A parallel circuit of Lx (2,2 uH) and a trimmer Cx is added in series with the X-tal to increase the VXO range. Doing some experiments with Cx is very interesting: When starting at minimun capacitance, the frequency goes down when increasing the capacitance. At a certain moment the oscillator stops (resonance of Lx // Cx) or jumps a few MHz down, then it suddenly starts to oscillate at a frequency that is above the crystal frequency. When increasing the capacitance further the oscillator frequency goes down. The trimmer Cx is adjusted so that there is no gap between both frequency ranges (switchable with S1).
However, the VXO range is very dependent on the used crystal. I had good results with cheap computer crystals (even 150 kHz or so) and a very bad result with a high quality crystal (only 2 kHz). Stability reduces considerably when tuning further from the crystal frequency. At a few hundred kHz from the crystal frequency, the stability is more or less the same as that of a VFO... Many amateurs have very good results with VXO's so do not give up if the first results are bad.

Buffering and driver
An extra driver/buffer stage is added between the VXO and the final stage. Due to this driver/buffer stage, the VXO stability is less influenced by feedback from the final amplifier when tuning antenna's etc. When trying to make a VXO with a large frequency range with my first QRP transmitter without buffering, stations reported that my frequency was not stable.
The VXO is a low power oscillator to prevent high RF voltages across the varicap diode. This would also decrease the stability considerably. The driver/buffer stage has also the task to make sufficient driving power for the 1 watt final amplifier. The 12 ohm resistors are added to avoid parasitic oscillations.

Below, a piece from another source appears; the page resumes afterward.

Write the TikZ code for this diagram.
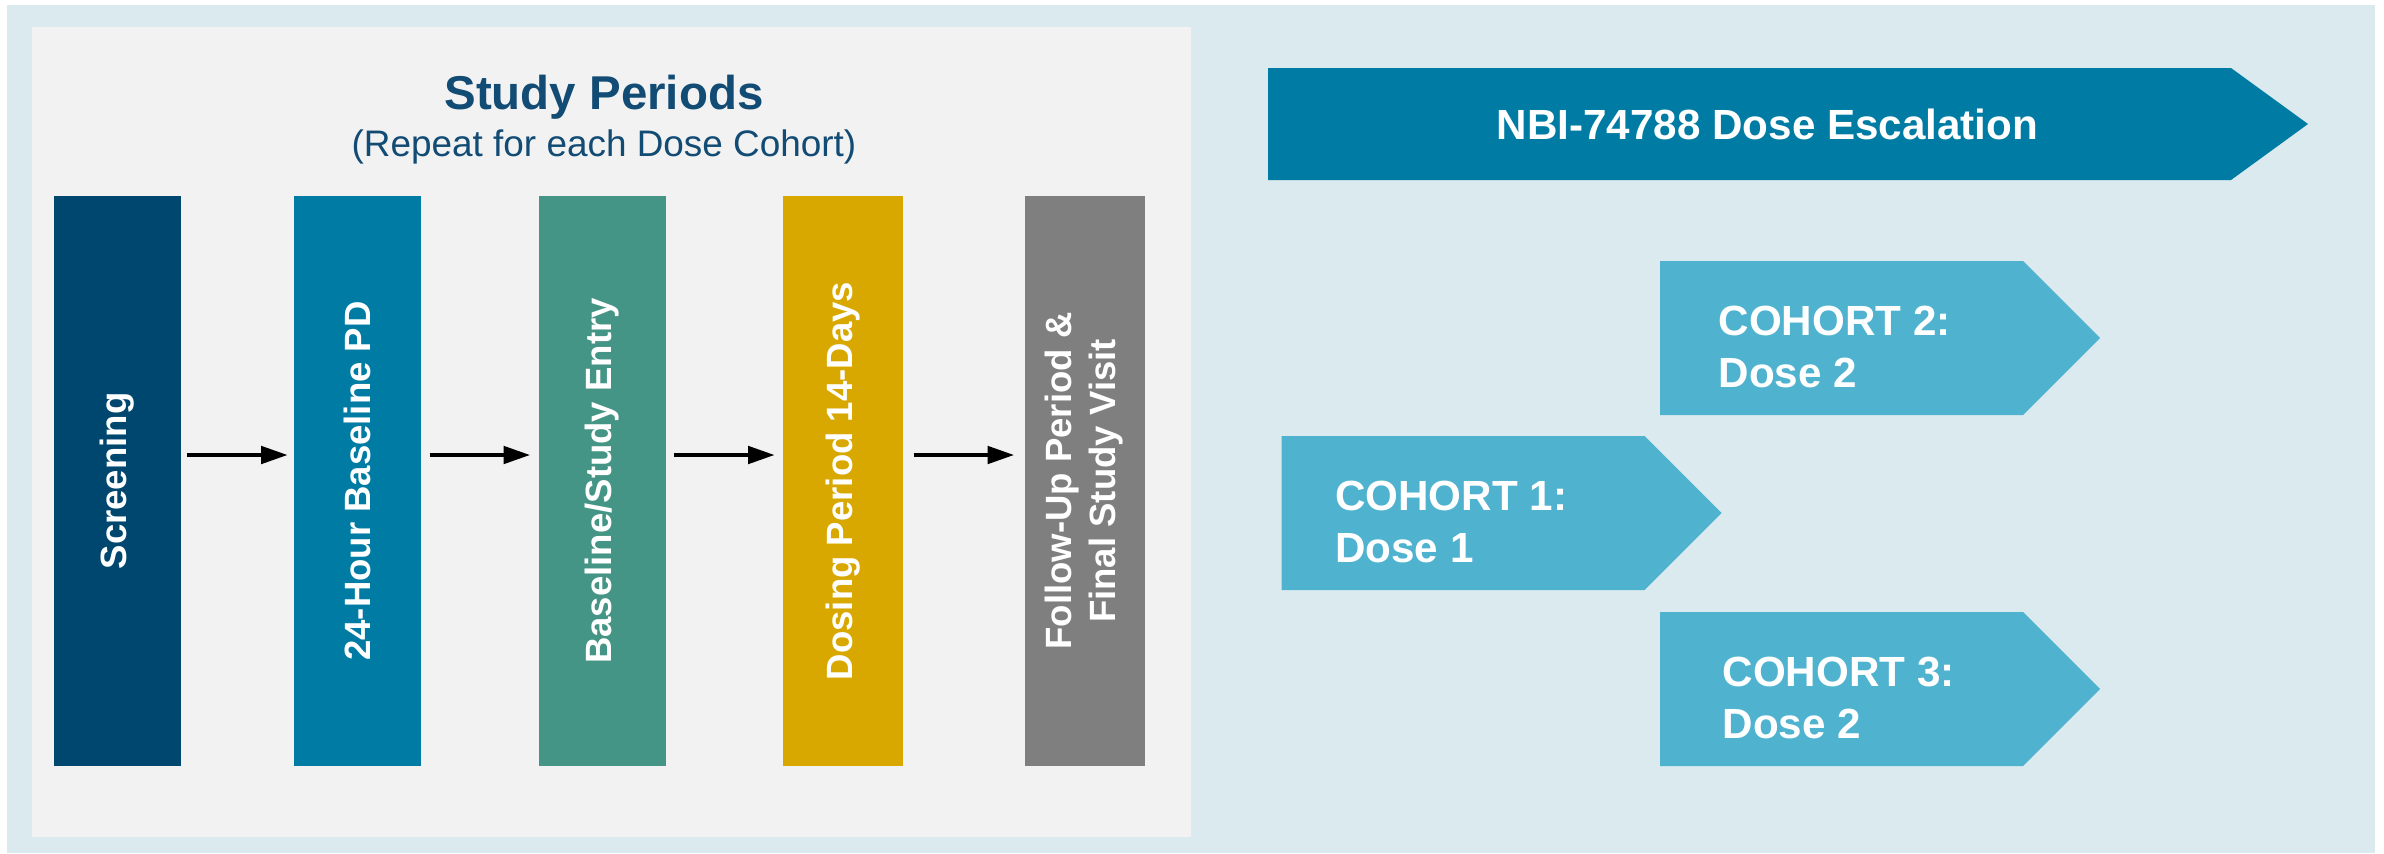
\documentclass[tikz,border=0pt]{standalone}
\usepackage{fontspec}
\setmainfont{Liberation Sans}
\usetikzlibrary{positioning, arrows.meta}
\definecolor{panelbg}{HTML}{DBEAEE}
\definecolor{periodbg}{HTML}{F2F2F2}
\definecolor{navy}{HTML}{124B74}
\definecolor{screencol}{HTML}{00476F}
\definecolor{baselinecol}{HTML}{007CA4}
\definecolor{entrycol}{HTML}{449585}
\definecolor{dosingcol}{HTML}{D8A800}
\definecolor{followcol}{HTML}{7F7F7F}
\definecolor{cohortcol}{HTML}{4FB3D0}

\begin{document}
\begin{tikzpicture}[
  period/.style={minimum width=1.27cm, minimum height=5.70cm, inner sep=0pt, outer sep=0pt, text=white, font=\fontsize{10.4}{12.5}\selectfont\bfseries},
  flow/.style={-{Triangle[length=2.7mm, width=1.7mm]}, line width=1.4pt},
  cohort/.style={minimum width=3.63cm, minimum height=1.54cm, inner sep=0pt, outer sep=0pt},
  cohorttxt/.style={text=white, align=left, inner sep=0pt, font=\fontsize{12}{15}\selectfont\bfseries},
]
\useasboundingbox (0,0) rectangle (23.84,8.53);
\fill[panelbg] (0.07,0) rectangle (23.75,8.48);
\fill[periodbg] (0.32,0.16) rectangle (11.91,8.26);

% study periods
\node[text=navy, font=\fontsize{13.5}{16}\selectfont\bfseries, anchor=base] (title) at (6.04,7.44) {Study Periods};
\node[text=navy, font=\fontsize{10.5}{12}\selectfont, anchor=base] (subtitle) at (6.04,6.97) {(Repeat for each Dose Cohort)};

\node[period, fill=screencol] (screen) at (1.175,3.72) {\rotatebox{90}{Screening}};
\node[period, fill=baselinecol, right=1.13cm of screen] (pd) {\rotatebox{90}{24-Hour Baseline PD}};
\node[period, fill=entrycol, right=1.18cm of pd] (entry) {\rotatebox{90}{Baseline/Study Entry}};
\node[period, fill=dosingcol, minimum width=1.20cm, right=1.17cm of entry] (dosing) {\rotatebox{90}{Dosing Period 14-Days}};
\node[period, fill=followcol, minimum width=1.20cm, right=1.22cm of dosing] (follow) {\rotatebox{90}{\begin{tabular}{@{}c@{}}Follow-Up Period \&\\Final Study Visit\end{tabular}}};

\foreach \a/\b/\s in {screen/pd/0.06, pd/entry/0.085, entry/dosing/0.08, dosing/follow/0.105}
  \draw[flow, shorten <=\s cm, shorten >=\s cm] ([yshift=0.26cm]\a.east) -- ([yshift=0.26cm]\b.west);

% dose escalation
\node[cohort, minimum width=9.63cm, minimum height=1.12cm] (escalation) at (17.495,7.29) {};
\fill[baselinecol] (escalation.north west) -- (escalation.north east) -- ([xshift=0.77cm]escalation.east)
  -- (escalation.south east) -- (escalation.south west) -- cycle;
\node[text=white, font=\fontsize{12}{14}\selectfont\bfseries] (esctext) at ([xshift=0.18cm]escalation.center) {NBI-74788 Dose Escalation};

\node[cohort] (cohortA) at (14.63,3.40) {};
\node[cohort] (cohortB) at (18.415,5.15) {};
\node[cohort] (cohortC) at (18.415,1.64) {};
\foreach \c in {cohortA, cohortB, cohortC}
  \fill[cohortcol] (\c.north west) -- (\c.north east) -- ([xshift=0.77cm]\c.east)
    -- (\c.south east) -- (\c.south west) -- cycle;

\node[cohorttxt, right=0.53cm of cohortA.west, yshift=-0.09cm] (doseA) {COHORT 1:\\Dose 1};
\node[cohorttxt, right=0.58cm of cohortB.west, yshift=-0.09cm] (doseB) {COHORT 2:\\Dose 2};
\node[cohorttxt, right=0.62cm of cohortC.west, yshift=-0.09cm] (doseC) {COHORT 3:\\Dose 2};
\end{tikzpicture}
\end{document}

Tuning ranges, crystal frequency 14060 kHz
Position S1 Minimum
Frequency
(kHz)
Maximum
Frequency
(kHz)
Range
(kHz)
Open (Lx // Cx active) 14047.0 14058.7 11.7
Closed (Lx // Cx shortened) 14058.7 14063.0 4.3
Total (open + closed) 14047.0 14063.0 16.0

The final RF amplifier
The 2N4427 transistor is doing the heavy work here but you can also use others like a 2N3553. The 1000 ohm resistor at the input of the low pass filter is added to avoid high peak voltages during mismatches of the antenna.


Inside.


PERFORMANCE

The simple QRP transceiver is used in combination with an old SSR1 shortwave receiver. It is not difficult to make QSO's with it while using a simple inverted Vee dipole antenna with the center at a height of 4 meters. This 1 watt QRP transmitter is all you need to be a radio amateur and to collect a shoe box with QSL cards! The total frequeny range is 16 kHz but even the small 4 kHz range without Lx//Cx is already more than enough for a lot of contacts. The RF output power is 1 watt at 12 VDC and 1.5 watt at 13.8 VDC.


Used together with an old SSR1 shortwave receiver.